Is it of your view that orders, revenues and margins will all be up when compared to 2025?

Doug Pertihert, Chair and CEO, Technip FMC: You weren’t going to let me get off the mic, were you? So I think we just gave 2025 guidance just a few weeks back, but let’s talk about 2026. No, look, this is a unique attribute of our company. We are a backlog company. We do have a much greater visibility, I think, than many companies do.

And because of the level and relationship we have with our clients and these direct awards, they give us visibility through the end of the decade that I think is kind of unique. So look, I’m not going to hide and not answer your question. Why not go for the trifecta? So I think there’s high probability that revenue grows. That’s simply a function of look at our order rate, look at our book to bill is well above one.

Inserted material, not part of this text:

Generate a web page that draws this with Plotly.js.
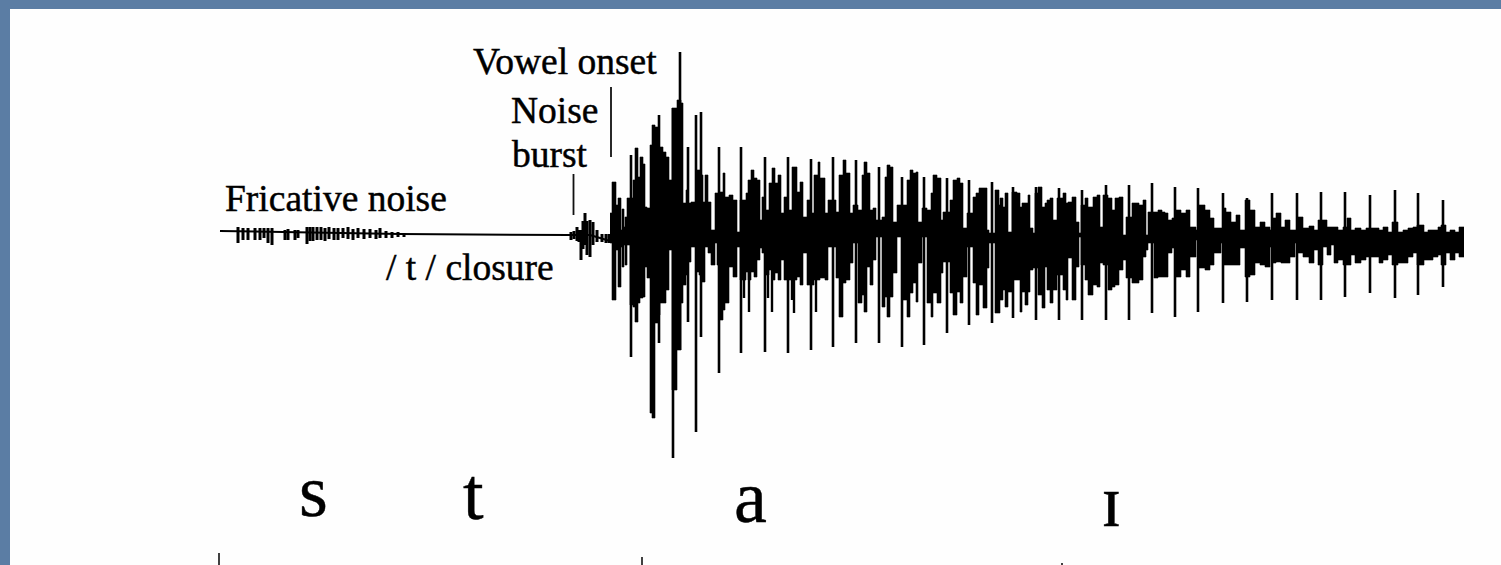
<!DOCTYPE html>
<html>
<head>
<meta charset="utf-8">
<script src="https://cdn.plot.ly/plotly-3.0.1.min.js"></script>
<style>html,body{margin:0;padding:0;background:#5b7da4;overflow:hidden}#c{width:1501px;height:565px}
.annotation-text{stroke:#000;stroke-width:0.45px}</style>
</head>
<body>
<div id="c"></div>
<script>
// Voiced waveform body: step columns (position, amplitude above and below the zero line)
const bodyX = [
610,612,616,618,621,622,624,625,627,630,
633,635,638,640,643,645,647,650,652,655,
658,660,663,666,669,672,677,681,683,686,
688,691,694,696,699,701,703,705,708,711,
715,717,720,723,725,729,733,737,
740,743,746,748,751,754,757,760,762,765,
769,772,775,778,781,784,788,792,797,800,
803,807,811,814,818,
820,825,828,836,839,843,846,850,853,858,
862,864,867,870,873,876,882,885,887,890,
893,897,903,907,910,913,916,918,922,927,
931,933,937,941,943,950,953,957,960,963,
967,973,976,979,983,987,989,995,999,
1000,1003,1005,1008,1012,1017,1020,1022,1025,1028,
1030,1033,1035,1038,1042,1045,1047,1050,1053,1057,
1063,1066,1068,1072,1076,1079,1081,1085,1088,1093,
1097,1100,1103,1108,1112,1115,1119,1123,1126,1132,
1136,1139,1143,1146,1148,1154,1158,1162,1165,1168,
1172,
1176,1181,1186,1190,1196,1199,1205,1210,1214,1221,
1224,1226,1231,1236,1240,1245,1250,1255,1260,1265,
1270,1273,1276,1281,1285,1290,1295,1298,1303,1309,
1314,1318,1323,1327,1331,1334,1338,1343,1347,1351,
1355,1361,1366,1372,1379,1383,1388,1392,1398,1403,
1408,1413,1417,1424,1428,1433,1438,1441,1446,1450,
1455,1459,1464];
const bodyUp = [
22,53,30,37,5,26,8,18,37,37,
55,87,58,78,71,28,27,90,110,108,
88,88,83,78,55,127,135,132,32,45,
32,33,33,65,65,60,33,60,33,5,
42,42,43,62,38,40,35,3,
35,35,42,55,65,57,55,15,38,25,
52,67,52,60,22,38,25,68,43,53,
18,35,22,60,73,
57,22,35,23,60,75,62,22,30,25,
60,73,62,25,27,15,18,58,70,68,
13,30,30,55,65,62,63,13,27,25,
42,60,57,15,23,35,55,57,52,7,
22,38,42,47,47,5,2,45,30,
37,28,42,3,43,42,28,32,32,40,
7,2,42,48,28,32,35,37,15,37,
42,32,33,38,13,2,30,37,28,38,
40,8,40,37,25,37,38,0,18,32,
32,30,35,0,23,23,25,23,22,15,
17,
25,22,25,8,5,30,25,17,7,7,
27,23,13,20,5,35,25,8,13,8,
5,17,22,8,15,5,5,18,7,9,
5,15,15,8,8,8,5,8,17,5,
7,5,7,7,5,8,3,13,3,5,
7,8,10,3,5,5,8,10,3,5,
3,8,8];
const bodyDown = [
8,65,15,52,12,32,10,30,10,70,
72,87,68,63,62,32,43,178,183,88,
80,68,68,55,15,155,115,68,50,40,
27,12,12,37,40,47,47,12,18,30,
8,30,85,75,68,32,42,12,
45,45,37,45,37,42,25,13,18,40,
35,45,38,45,25,45,45,45,42,50,
18,50,50,45,45,
43,45,12,43,82,48,45,28,8,68,
60,77,32,50,25,2,72,62,82,62,
38,2,65,82,58,48,67,28,2,68,
82,58,68,38,27,58,80,57,68,42,
12,48,80,50,73,33,8,78,78,
65,55,72,57,45,45,77,57,70,57,
35,33,33,60,73,32,55,68,55,40,
55,65,23,65,32,2,30,45,60,50,
52,28,30,55,52,50,35,25,43,48,
48,45,22,15,8,43,42,42,42,18,
13,
42,35,42,22,5,33,35,30,18,8,
30,30,30,30,13,42,40,28,30,32,
12,28,27,28,28,22,8,18,22,28,
15,30,12,20,10,28,25,30,30,20,
28,25,22,22,28,25,20,30,28,28,
22,18,30,25,25,22,20,30,18,25,
18,22,22];

// Tall thin glottal-pulse spikes
const spikeX = [631,659,673,680,688,696,701,719,741,765,788,811,833,856,879,902,924,947,969,992,1013,1036,1059,1082,1106,1129,1152,1175,1198,1223,1247,1272,1297,1321,1345,1370,1395,1418,1443];
const spikeUp = [80,120,127,183,88,120,123,88,88,78,78,76,78,75,68,58,58,57,55,53,48,48,47,45,50,50,52,48,47,42,37,42,42,43,43,40,45,42,35];
const spikeDown = [122,108,223,115,87,197,102,138,118,117,118,115,112,108,108,112,110,98,90,88,83,85,85,85,85,85,78,82,77,68,67,65,65,65,62,58,63,60,52];

// Narrow secondary teeth hanging below the body
const toothX = [744,749,768,772,792,794,816];
const toothDown = [63,77,63,77,65,78,77];

// Fricative noise and release burst spikes before the vowel
const noiseX = [238,243,248,255,260,264,268,272,285,288,295,298,307,310,313,317,321,325,329,334,338,343,348,353,358,364,370,376,380,386,392,398,404,571,574,577,579,581,583,585,587,590,593,597,602,606,609];
const noiseUp = [8,7,7,7,7,7,7,7,5,6,5,5,8,8,8,8,8,7,8,7,7,7,8,6,7,6,6,5,7,4,3,3,2,3,4,8,5,5,14,22,14,15,13,5,1,1,1];
const noiseDown = [8,5,5,5,5,3,8,10,5,5,5,3,9,6,6,5,5,6,4,5,5,3,4,5,3,4,3,4,3,3,3,2,2,5,4,6,7,25,14,10,20,22,10,7,7,8,8];

// Flat zero line running through the fricative and the closure
const baseX = [220,300,400,570,590,600,610];
const baseY = [4,3,1,0,0,-3,-6];

// Landmark lines above the waveform and segment ticks at the foot
const markerX = [573.5,611];
const markerTop = [61,148];
const markerBottom = [20,78];
const tickX = [219,642,1062];
const tickTop = [-318,-322,-328];
const tickBottom = [-330,-330,-330];

// Labels
const labelText = ['Vowel onset','Noise','burst','Fricative noise','/ t / closure'];
const labelX = [471,509,510,223,384];
const labelY = [151,102,58,14,-55];
const segText = ['s','t','a','ɪ'];
const segX = [297,461,732,1099];
const segY = [-299,-302,-305,-309];

const ink = '#000000';
function seg(xs,a,b){ const x=[],y=[]; xs.forEach((v,i)=>{x.push(v,v,null);y.push(a[i],b[i],null);}); return {x,y}; }
const sp = seg(spikeX,spikeUp,spikeDown.map(v=>-v));
const no = seg(noiseX,noiseUp,noiseDown.map(v=>-v));
const te = seg(toothX,toothX.map(()=>0),toothDown.map(v=>-v));
const mk = seg(markerX,markerTop,markerBottom);
const tk = seg(tickX,tickTop,tickBottom);

const traces = [
  {x:bodyX,y:bodyDown.map(v=>-v),mode:'lines',line:{color:ink,width:0.6,shape:'hv'},hoverinfo:'skip'},
  {x:bodyX,y:bodyUp,mode:'lines',fill:'tonexty',fillcolor:ink,line:{color:ink,width:0.6,shape:'hv'},hoverinfo:'skip'},
  {x:sp.x,y:sp.y,mode:'lines',line:{color:ink,width:2.6},connectgaps:false,hoverinfo:'skip'},
  {x:te.x,y:te.y,mode:'lines',line:{color:ink,width:2.4},connectgaps:false,hoverinfo:'skip'},
  {x:no.x,y:no.y,mode:'lines',line:{color:ink,width:3},connectgaps:false,hoverinfo:'skip'},
  {x:baseX,y:baseY,mode:'lines',line:{color:ink,width:2},hoverinfo:'skip'},
  {x:mk.x,y:mk.y,mode:'lines',line:{color:'#111',width:1.8},connectgaps:false,hoverinfo:'skip'},
  {x:tk.x,y:tk.y,mode:'lines',line:{color:'#111',width:1.6},connectgaps:false,hoverinfo:'skip'}
];

const font = 'Liberation Serif, Times New Roman, serif';
const annotations = labelText.map((t,i)=>({
  text:t,x:labelX[i],y:labelY[i],xref:'x',yref:'y',xanchor:'left',yanchor:'bottom',showarrow:false,
  font:{family:font,size:37.5,color:'#000'}
})).concat(segText.map((t,i)=>({
  text:t,x:segX[i],y:segY[i],xref:'x',yref:'y',xanchor:'left',yanchor:'bottom',showarrow:false,
  font:{family:font,size:74,color:'#000'}
})));

const layout = {
  width:1501,height:565,
  margin:{l:10,r:0,t:9,b:0,pad:0},
  paper_bgcolor:'#5b7da4',plot_bgcolor:'#fefefe',
  showlegend:false,hovermode:false,
  xaxis:{range:[10,1501],visible:false,fixedrange:true},
  yaxis:{range:[-330,226],visible:false,fixedrange:true},
  annotations
};
Plotly.newPlot('c',traces,layout,{displayModeBar:false,staticPlot:true});
</script>
</body>
</html>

So our order rate would certainly support revenue growth. And we’re all obviously going to have growth from ’25 versus ’24, but now we’re talking ’26 versus ’25. Everything we just talked about, more Subsea two point zero orders, more iEPCI execution, that should certainly help the margin performance. And we certainly don’t think that 2025, which is now at 19.5% at the midpoint of guidance is any sort of a peak or a high margin. So we could expect that to expand.

And then in terms of orders, certainly the opportunity set is there. The only thing it will be is a function of the calendar. Our clients sometimes will accelerate FIDs towards the end of the year to absorb a capital budget or defer to the beginning of the following year if their budget has already been spent. So it’s really just where it falls on the calendar. Literally, the December or the January are our two busiest weeks in terms of inbound.

So let’s see how it plays out. But certainly, the opportunity set could also support growth in orders in 2026. So let’s call it the trifecta.

Derek Pizer, Senior Analyst, Piper Sandler: The trifecta, I love it. All right. That’s a great place to leave it. Doug Firdahertz, CEO of Technip FMC. Thank you very much.

Doug Pertihert, Chair and CEO, Technip FMC: Thank you, Derek.